Silverstein left the company on Thursday.
Indeed, throughout the meeting, Davis expressed ignorance about basic journalism practices.
He wondered aloud why reporters had called a New York state assemblyman to inquire about the company’s owners, and said Newsweek’s journalists had “harassed” his wife by calling her seeking comment about Newsweek’s woes. His wife is the president of Olivet University, which is reportedly being investigated as part of the D.A.’s probe, and was founded by a leader of an enigmatic church.
When Davis complained that management’s perspective wasn’t represented in their Newsweek’s stories about the company, editors repeatedly explained that reporters had reached out.
"Why can't we just walk down to Dev's office?" Davis asked at one point, referring to CEO Dev Pragad.
"Dev was contacted for the story," one editor replied.
Davis also asked why Newsweek cited Mother Jones, which investigated the company’s ties to Olivet University in 2014, and the New York Post.
“You have to understand: No one has looked there until you guys published that,” Davis said, referencing Mother Jones.

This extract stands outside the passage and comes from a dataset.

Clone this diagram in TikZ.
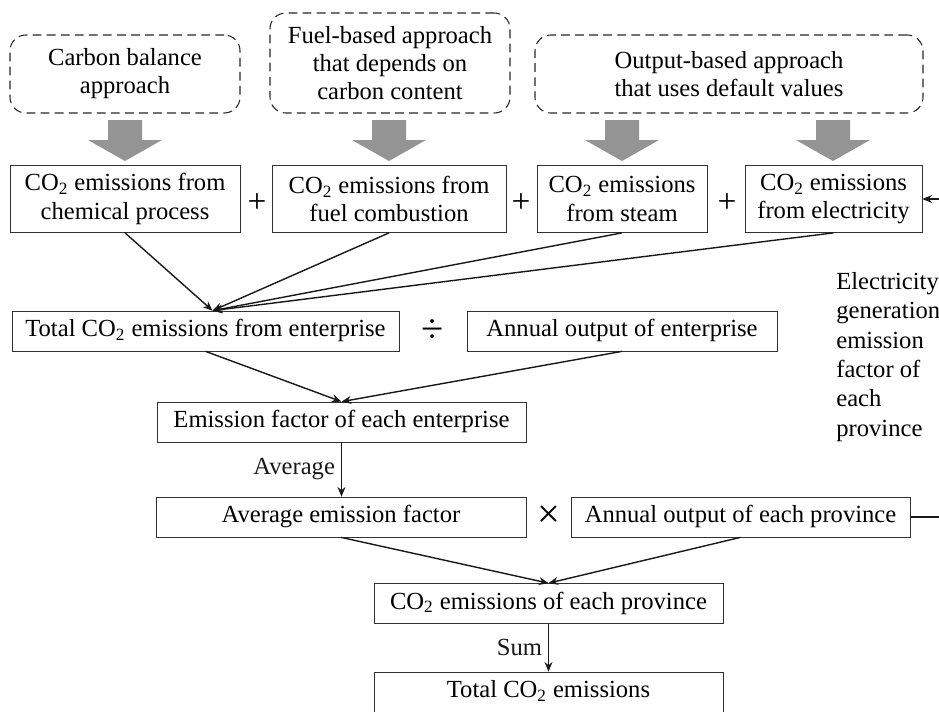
\documentclass[tikz,border=0pt]{standalone}
\usepackage{fontspec}
\setmainfont{Liberation Serif}
\usetikzlibrary{arrows.meta}

\newcommand\cotwo{CO\textsubscript{2}}
\newcommand\pxu{0.02cm}

\begin{document}
\begin{tikzpicture}[
    x=0.02cm, y=-0.02cm,
    every node/.style={font=\fontsize{14}{16}\selectfont},
    approach/.style={draw=black!85, dash pattern=on 5pt off 3pt, semithick,
        rounded corners=9pt, align=center, inner sep=0pt},
    calcbox/.style={draw=black!80, thin, align=center, inner sep=0pt},
    operator/.style={font=\fontsize{19}{19}\selectfont, inner sep=0pt},
    bigop/.style={font=\fontsize{23}{23}\selectfont, inner sep=0pt},
    link/.style={-{Stealth[length=5.5pt,width=4.5pt]}, line width=0.8pt, black!90},
    >=stealth
]
\useasboundingbox (0,0) rectangle (939,711);

% === Approaches (dashed) ===
\node[approach, minimum width=230*\pxu, minimum height=78*\pxu] (cbal) at (125,74)
    {Carbon balance\\approach};
\node[approach, minimum width=240*\pxu, minimum height=100*\pxu] (fuel) at (390,63)
    {Fuel-based approach\\that depends on\\carbon content};
\node[approach, minimum width=388*\pxu, minimum height=78*\pxu] (outp) at (729,74)
    {Output-based approach\\that uses default values};

% === Gray block arrows ===
\foreach \ax in {125,389,622,833} {
    \fill[black!42] (\ax-17,120) -- (\ax+17,120) -- (\ax+17,140) -- (\ax+37,140)
        -- (\ax,161) -- (\ax-37,140) -- (\ax-17,140) -- cycle;
}

% === Emission sources ===
\node[calcbox, minimum width=230*\pxu, minimum height=67*\pxu] (chem) at (125,199)
    {\cotwo{} emissions from\\chemical process};
\node[calcbox, minimum width=234*\pxu, minimum height=67*\pxu] (fuelc) at (389,199)
    {\cotwo{} emissions from\\fuel combustion};
\node[calcbox, minimum width=170*\pxu, minimum height=67*\pxu] (steam) at (622,199)
    {\cotwo{} emissions\\from steam};
\node[calcbox, minimum width=177*\pxu, minimum height=67*\pxu] (elec) at (833.5,199)
    {\cotwo{} emissions\\from electricity};
\node[operator] (plus1) at (257,203) {+};
\node[operator] (plus2) at (521,203) {+};
\node[operator] (plus3) at (727,203) {+};

% === Enterprise level ===
\node[calcbox, minimum width=387*\pxu, minimum height=40*\pxu] (total) at (205.5,331)
    {\strut Total \cotwo{} emissions from enterprise};
\node[bigop] (divop) at (433,331) {÷};
\node[calcbox, minimum width=310*\pxu, minimum height=40*\pxu] (annual) at (622,331)
    {\strut Annual output of enterprise};
\node[calcbox, minimum width=369*\pxu, minimum height=40*\pxu] (efac) at (341.5,422)
    {\strut Emission factor of each enterprise};

% === Province level ===
\node[calcbox, minimum width=370*\pxu, minimum height=40*\pxu] (avgf) at (341,517)
    {\strut Average emission factor};
\node[bigop] (mulop) at (549,517) {×};
\node[calcbox, minimum width=339*\pxu, minimum height=40*\pxu] (prov) at (740.5,517)
    {\strut Annual output of each province};
\node[calcbox, minimum width=349*\pxu, minimum height=40*\pxu] (provco) at (548.5,603.5)
    {\strut\cotwo{} emissions of each province};
\node[calcbox, minimum width=349*\pxu, minimum height=40*\pxu] (totalco) at (548.5,692)
    {\strut Total \cotwo{} emissions};

% Electricity factor note
\node[anchor=north west, align=left, inner sep=0pt,
      font=\fontsize{14}{16.7}\selectfont] (efnote) at (836,272)
    {Electricity\\generation\\emission\\factor of\\each\\province};

% === Connectors ===
\foreach \src in {chem,fuelc,steam,elec}
    \draw[link] (\src.south) -- ([xshift=4pt]total.north);
\draw[link] (total.south) -- (efac.north);
\draw[link] (annual.south) -- (efac.north);
\draw[link] (efac.south) -- node[left] {Average} (efac.south |- avgf.north);
\draw[link] (avgf.south) -- (provco.north);
\draw[link] (prov.south) -- (provco.north);
\draw[link] (provco.south) -- node[left] {Sum} (provco.south |- totalco.north);
\draw[link] (prov.east) -- ++(60,0) |- (elec.east);

\end{tikzpicture}
\end{document}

“That is not true,” multiple editors responded simultaneously, adding that citing other sources is “common practice” in journalism.
As the meeting progressed, editors became increasingly agitated by Davis’ continued dodges. One editor said that staff had “barely learned anything” from the meeting other than that Davis was “not credible.”
“What we know now is the people we’re working for right now are not credible and do not understand journalism at all, and apparently have no plan for going forward,” Silverstein said. “And you’ve given us not a single reason why anyone should continue working for you.”
After 80 minutes, Davis concluded Wednesday’s meeting by suggesting that editors who disagreed with him should find new jobs.
"I've said what I wanted to say, and if you guys aren't on board with that then, you can make up your own mind," Davis said.